Deputy governor killed in Afghan mosque suicide attack

The deputy governor of Helmand province and five other people were killed when a suicide bomber blew himself up inside a mosque in southern Afghanistan today, officials said.

The deputy governor of Helmand province and five other people were killed when a suicide bomber blew himself up inside a mosque in southern Afghanistan today, officials said.

The bomber struck in the provincial capital of Lashkar Gah, said provincial police chief Mohammad Hussein Andiwal.

Helmand’s deputy governor, Pir Mohammad, was killed in the blast, said Nisar Ahmad, a provincial health official.

Eleven other people were wounded, Mr Ahmad said.

Helmand is the centre of the world's opium and heroin production, and the focus of intense clashes between militants and British, US and Afghan government forces.

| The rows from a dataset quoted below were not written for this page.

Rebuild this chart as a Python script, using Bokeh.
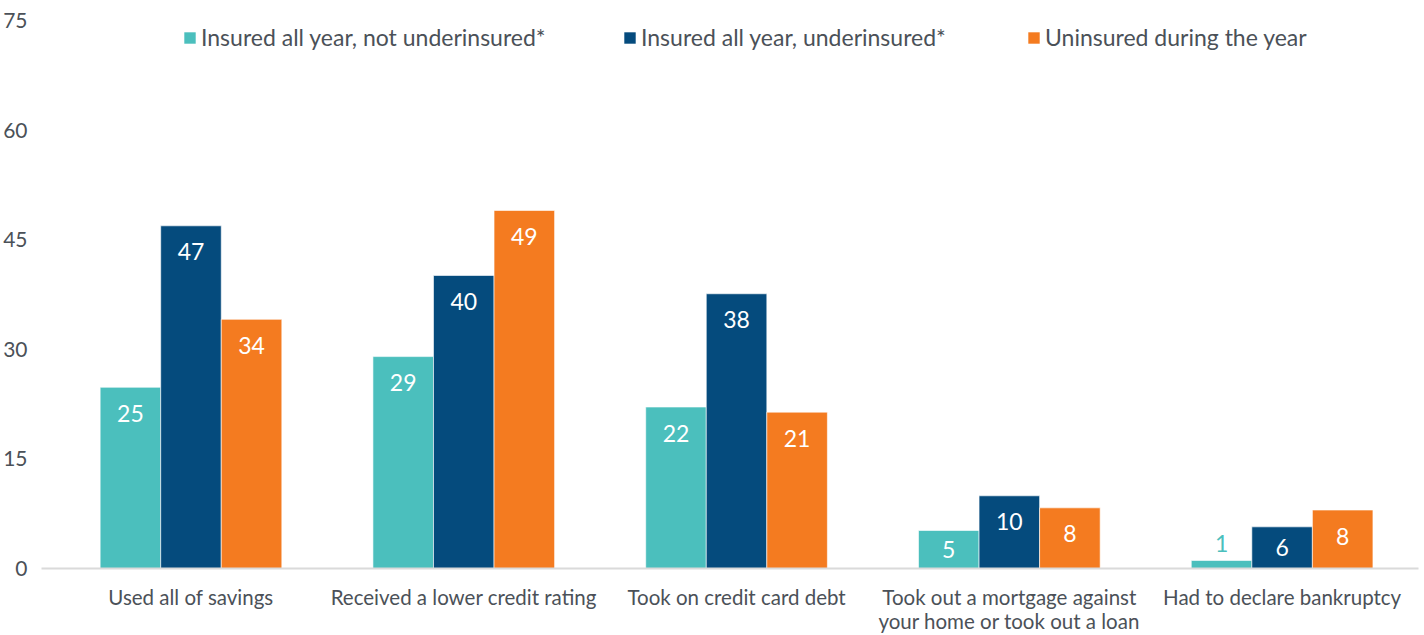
from bokeh.plotting import figure
from bokeh.models import FixedTicker, Legend, LegendItem, ColumnDataSource, Range1d
from bokeh.core.properties import value
from bokeh.embed import file_html
from bokeh.resources import INLINE

categories = [
    "Used all of savings",
    "Received a lower credit rating",
    "Took on credit card debt",
    "Took out a mortgage against\nyour home or took out a loan",
    "Had to declare bankruptcy",
]
series_names = [
    "Insured all year, not underinsured*",
    "Insured all year, underinsured*",
    "Uninsured during the year",
]
insured_not_under = [24.8, 29.0, 22.1, 5.2, 1.1]
insured_under = [46.9, 40.1, 37.6, 9.95, 5.7]
uninsured = [34.1, 49.0, 21.4, 8.3, 8.0]
y_ticks = [0, 15, 30, 45, 60, 75]
colors = ["#4BBFBD", "#054B7D", "#F47B20"]

FONT = "Lato"
TEXT = "#4B5158"

p = figure(width=1424, height=635, output_backend="svg", toolbar_location=None,
           x_range=Range1d(-0.548, 4.5), y_range=Range1d(0, 75),
           min_border_top=20, min_border_right=6, min_border_left=41, min_border_bottom=65)
p.outline_line_color = None
p.xgrid.visible = False
p.ygrid.visible = False
p.background_fill_color = "white"
p.border_fill_color = "white"

p.yaxis.ticker = FixedTicker(ticks=y_ticks)
p.yaxis.axis_line_color = None
p.yaxis.major_tick_line_color = None
p.yaxis.minor_tick_line_color = None
p.yaxis.major_label_text_font = FONT
p.yaxis.major_label_text_font_size = "21px"
p.yaxis.major_label_text_color = TEXT
p.yaxis.major_label_standoff = 8

p.xaxis.ticker = FixedTicker(ticks=list(range(len(categories))))
p.xaxis.major_label_overrides = {i: c for i, c in enumerate(categories)}
p.xaxis.axis_line_color = "#DADADA"
p.xaxis.axis_line_width = 2
p.xaxis.major_tick_line_color = None
p.xaxis.minor_tick_line_color = None
p.xaxis.major_tick_in = 0
p.xaxis.major_tick_out = 0
p.xaxis.major_label_text_font = FONT
p.xaxis.major_label_text_font_size = "20.5px"
p.xaxis.major_label_text_line_height = 1.0
p.xaxis.major_label_text_color = TEXT
p.xaxis.major_label_standoff = 16

bar_w = 0.222
ppu = 550 / 75.0
series = [insured_not_under, insured_under, uninsured]
renderers = []
for j, (name, vals, col) in enumerate(zip(series_names, series, colors)):
    xs = [i + (j - 1) * bar_w for i in range(len(vals))]
    src = ColumnDataSource(dict(x=xs, top=vals))
    r = p.vbar(x="x", top="top", width=bar_w, source=src, fill_color=col,
               line_color="white", line_alpha=0.6, line_width=1)
    renderers.append(r)
    lx, ly, lt, loff, lc = [], [], [], [], []
    for x, v in zip(xs, vals):
        hpx = v * ppu
        lx.append(x)
        ly.append(v)
        lt.append(str(round(v)))
        if hpx >= 30:
            loff.append(min(26, hpx / 2))
            lc.append("white")
        else:
            loff.append(-17)
            lc.append(col)
    lsrc = ColumnDataSource(dict(x=lx, y=ly, t=lt, off=loff, c=lc))
    p.text(x="x", y="y", text="t", y_offset="off", text_color="c", source=lsrc,
           text_align="center", text_baseline="middle", text_font=value(FONT),
           text_font_size="23px")

leg_x = [141, 581, 985]
for name, r, lx in zip(series_names, renderers, leg_x):
    leg = Legend(items=[LegendItem(label=name, renderers=[r])], location=(lx, 517),
                 orientation="horizontal", background_fill_alpha=0, border_line_color=None,
                 padding=0, margin=0, glyph_width=15, glyph_height=15, label_standoff=4,
                 label_text_font=FONT, label_text_font_size="23px", label_text_color=TEXT,
                 label_text_baseline="middle")
    p.add_layout(leg)

open("out.html", "w").write(file_html(p, INLINE))
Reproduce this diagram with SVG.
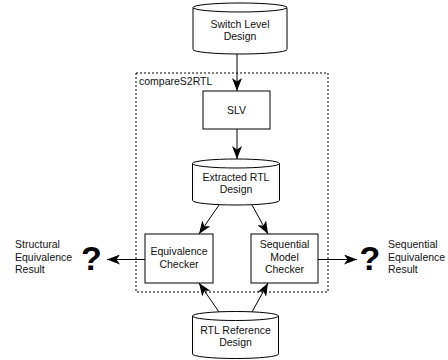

The mosque blast happened hours after another suicide bomber in a car targeted an Afghan army bus in Kabul, killing one civilian and wounding four other people, officials said.

The earlier blast shattered the bus windows and badly damaged a passing taxi in Kabul's Taimani neighbourhood, said police officer Jan Agha. A soldier was among the wounded.

A series of attacks last year targeted buses carrying Afghan security forces, a key element of US efforts to beat back the insurgency gripping the country’s south and east.

In September a suicide bomber blew himself up in an army bus in Kabul, killing 28 soldiers and two civilians. In June a bomb ripped through a bus carrying police instructors in Kabul, killing 35 people.

Last year was Afghanistan’s most deadly since the ousting of the Taliban in a US-led invasion in 2001. More than 6,500 people – mostly insurgents – died in the violence, according to an Associated Press count of figures provided by local and international officials.

Meanwhile, in eastern Nuristan province, militants beheaded four road construction workers and dumped their bodies on the side of the road yesterday, said deputy provincial police chief Mohammad Daoud Nadim.

The four were kidnapped 10 days ago while working on a road project in Kamdesh district, Mr Nadim said.

In Kabul, hundreds of people demanded the release of an Afghan journalist who was sentenced to death last week after he was found guilty of insulting Islam.

The demonstrators from the small, secular Solidarity Party rallied in front of the United Nations office in support of 23-year old Sayed Parwez Kaambakhsh, who was sentenced by a three-judge panel in the northern city of Mazar-i-Sharif for distributing to journalism students a report he had printed off the internet.

The article asked why Islam permitted men to have four wives but women could not have multiple husbands.

Mr Kaambakhsh has appealed against his conviction.

International human rights groups have condemned the sentence but Afghanistan’s upper house of parliament welcomed the ruling and criticised “international interference” in the matter.